Voltage Dependent LoadsΒΆ

The steady-state analysis models implemented in OATS have a constant power model of electricity load. The ACOPF model in OATS can be easily extended to model voltage dependent loads. In this demonstrative examples, a ZIP model of electricity load consists of constant impedance (Z), constant current (I) and constant power (P) load components and are represented by a second-order polynomial in bus voltage magnitude as follows:

\[\begin{split}\begin{align} p^{\text{D}}_d(v_d) &= \text{P}^{\text{D}}_d \left( a^\text{P}_dv_d^2+b^\text{P}_dv_d+c^\text{P}_d\right)\\ q^{\text{D}}_d(v_d) &= \text{Q}^{\text{D}}_d \left(a^\text{Q}_dv_d^2+b^\text{Q}_dv_d+c^\text{Q}_d\right) \end{align}\end{split}\]

where \(a^\text{P}_d, b^\text{P}_d, c^\text{P}_d\) are the active and reactive power coefficients of the quadratic polynomial, respectively.
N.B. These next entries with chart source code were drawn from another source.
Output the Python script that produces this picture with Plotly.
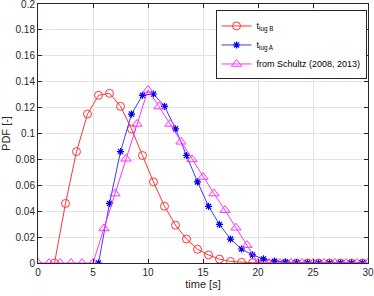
import plotly.graph_objects as go

x_b = [1.5, 2.5, 3.5, 4.5, 5.5, 6.5, 7.5, 8.5, 9.5, 10.5, 11.5, 12.5, 13.5, 14.5,
       15.5, 16.5, 17.5, 18.5, 19.5, 20.5, 21.5, 22.5, 23.5, 24.5, 25.5, 26.5, 27.5, 28.5, 29.5]
y_b = [0.0, 0.046, 0.086, 0.115, 0.1295, 0.131, 0.121, 0.1035, 0.083, 0.0626, 0.0438, 0.0292,
       0.0185, 0.0106, 0.0062, 0.0030, 0.0012, 0.0005, 0.0002, 0.0001, 0.0, 0.0, 0.0, 0.0,
       0.0, 0.0, 0.0, 0.0, 0.0]

x_a = [5.5, 6.5, 7.5, 8.5, 9.5, 10.5, 11.5, 12.5, 13.5, 14.5, 15.5, 16.5, 17.5, 18.5,
       19.5, 20.5, 21.5, 22.5, 23.5, 24.5, 25.5, 26.5, 27.5, 28.5, 29.5]
y_a = [0.0, 0.046, 0.086, 0.115, 0.1295, 0.1305, 0.121, 0.1036, 0.083, 0.0626, 0.0438,
       0.0298, 0.0185, 0.0108, 0.0062, 0.0032, 0.0014, 0.0006, 0.0003, 0.0001, 0.0,
       0.0, 0.0, 0.0, 0.0]

x_s = [0, 1, 2, 3, 4, 5, 6, 7, 8, 9, 10, 11, 12, 13, 14, 15, 16, 17, 18, 19, 20,
       21, 22, 23, 24, 25, 26, 27, 28, 29, 30]
y_s = [0.0, 0.0, 0.0, 0.0, 0.0, 0.0, 0.0267, 0.0536, 0.0805, 0.1074, 0.1336, 0.1208,
       0.1074, 0.0936, 0.080, 0.0664, 0.0536, 0.0408, 0.0272, 0.0138, 0.0, 0.0, 0.0,
       0.0, 0.0, 0.0, 0.0, 0.0, 0.0, 0.0, 0.0]

x_ticks = [0, 5, 10, 15, 20, 25, 30]
y_ticks = [0, 0.02, 0.04, 0.06, 0.08, 0.1, 0.12, 0.14, 0.16, 0.18, 0.2]
y_tick_labels = ["0", "0.02", "0.04", "0.06", "0.08", "0.1", "0.12", "0.14", "0.16", "0.18", "0.2"]

FONT = "Liberation Sans, Arial"

fig = go.Figure()
fig.add_trace(go.Scatter(
    x=x_b, y=y_b, mode="lines+markers", name="t<sub>lug B</sub>",
    line=dict(color="#ff3333", width=1),
    marker=dict(symbol="circle-open", size=8, color="#ff3333", line=dict(width=1))))
fig.add_trace(go.Scatter(
    x=x_a, y=y_a, mode="lines+markers", name="t<sub>lug A</sub>",
    line=dict(color="#3a3aff", width=1),
    marker=dict(symbol="asterisk-open", size=6, color="#0000ee", line=dict(width=1.2, color="#0000ee"))))
fig.add_trace(go.Scatter(
    x=x_s, y=y_s, mode="lines+markers", name="from Schultz (2008, 2013)",
    line=dict(color="#ff33ff", width=1),
    marker=dict(symbol="triangle-up-open", size=9, color="#ff33ff", line=dict(width=1))))

axis_common = dict(
    showline=True, linecolor="#262626", linewidth=1, mirror="ticks",
    ticks="inside", ticklen=4, tickcolor="#262626",
    showgrid=True, gridcolor="#e3e3e3", gridwidth=1, zeroline=False,
    automargin=False, ticklabeloverflow="allow",
    tickfont=dict(family=FONT, size=10, color="#262626"),
)

fig.update_xaxes(range=[-0.0001, 30.0001], tickvals=x_ticks,
                 title=dict(text="time [s]", standoff=3,
                            font=dict(family=FONT, size=11, color="#262626")),
                 **axis_common)
fig.update_yaxes(range=[-0.000001, 0.200001], tickvals=y_ticks, ticktext=y_tick_labels,
                 title=dict(text="PDF [-]", standoff=2,
                            font=dict(family=FONT, size=11, color="#262626")),
                 **axis_common)

fig.update_layout(
    width=374, height=296,
    margin=dict(l=38, r=6, t=4, b=33, autoexpand=False),
    paper_bgcolor="white", plot_bgcolor="white",
    showlegend=True,
    legend=dict(x=0.538, y=0.975, xanchor="left", yanchor="top",
                bgcolor="white", bordercolor="#262626", borderwidth=1,
                font=dict(family=FONT, size=9, color="#000000"),
                tracegroupgap=0, itemwidth=30),
)

fig.write_html("out.html", config={"displayModeBar": False},
               post_script="document.body.style.margin='0';document.body.style.padding='0';document.body.style.overflow='hidden';")
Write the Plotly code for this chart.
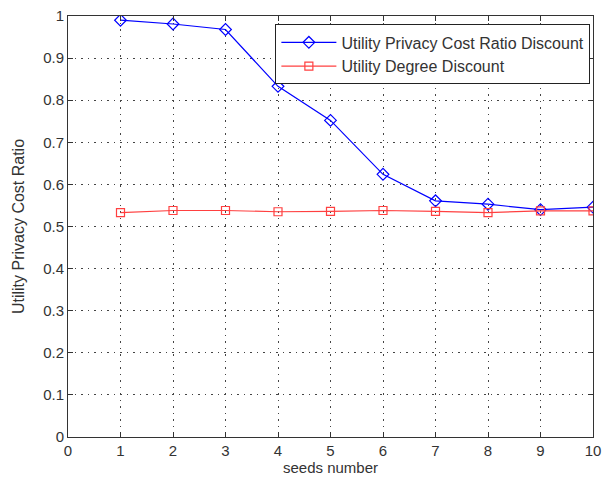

Parameters \(a^\text{P}_d\) represent the relative participation of constant impedance load, \(b^\text{P}_d\) the relative participation of constant load, and \(c^\text{P}_d\) the relative participation of constant power load.

The real and reactive power demand are modelled as parameters in the ACOPF model of OATS (written in PYOMO syntax) on the set of demands D, as follows:

model.PD = Param(model.D, within=Reals)
model.QD = Param(model.D, within=Reals)

In order to model the dependence of electricity demand on voltages, the real and reactive power parameters are modelled as variables pD and qD, as follows.

model.pD  = Var(model.D, within=Reals)
model.qD  = Var(model.D, within=Reals)
model.aPD = Param(model.D, within=NonNegativeReals)
model.bPD = Param(model.D, within=NonNegativeReals)
model.cPD = Param(model.D, within=NonNegativeReals)
model.aQD = Param(model.D, within=NonNegativeReals)
model.bQD = Param(model.D, within=NonNegativeReals)
model.cQD = Param(model.D, within=NonNegativeReals)

The coefficients of the quadratic function are defined as parameters given by the user. Equations (2) are implemented in the ACOPF model of OATS to model the ZIP load as follows:

def real_power_demand(model,d):
  return model.pD[d] == model.PD(model.aPD[d]*model.v[b]**2+model.bPD[d]*model.v[b]+model.cPD[d])

def reactive_power_demand(model,d):
  return model.qD[d] == model.QD(model.aQD[d]*model.v[b]**2+model.bQD[d]*model.v[b]+model.cQD[d])

The implementation of the above model is provided in the GitHub folder containing OATS models extensions.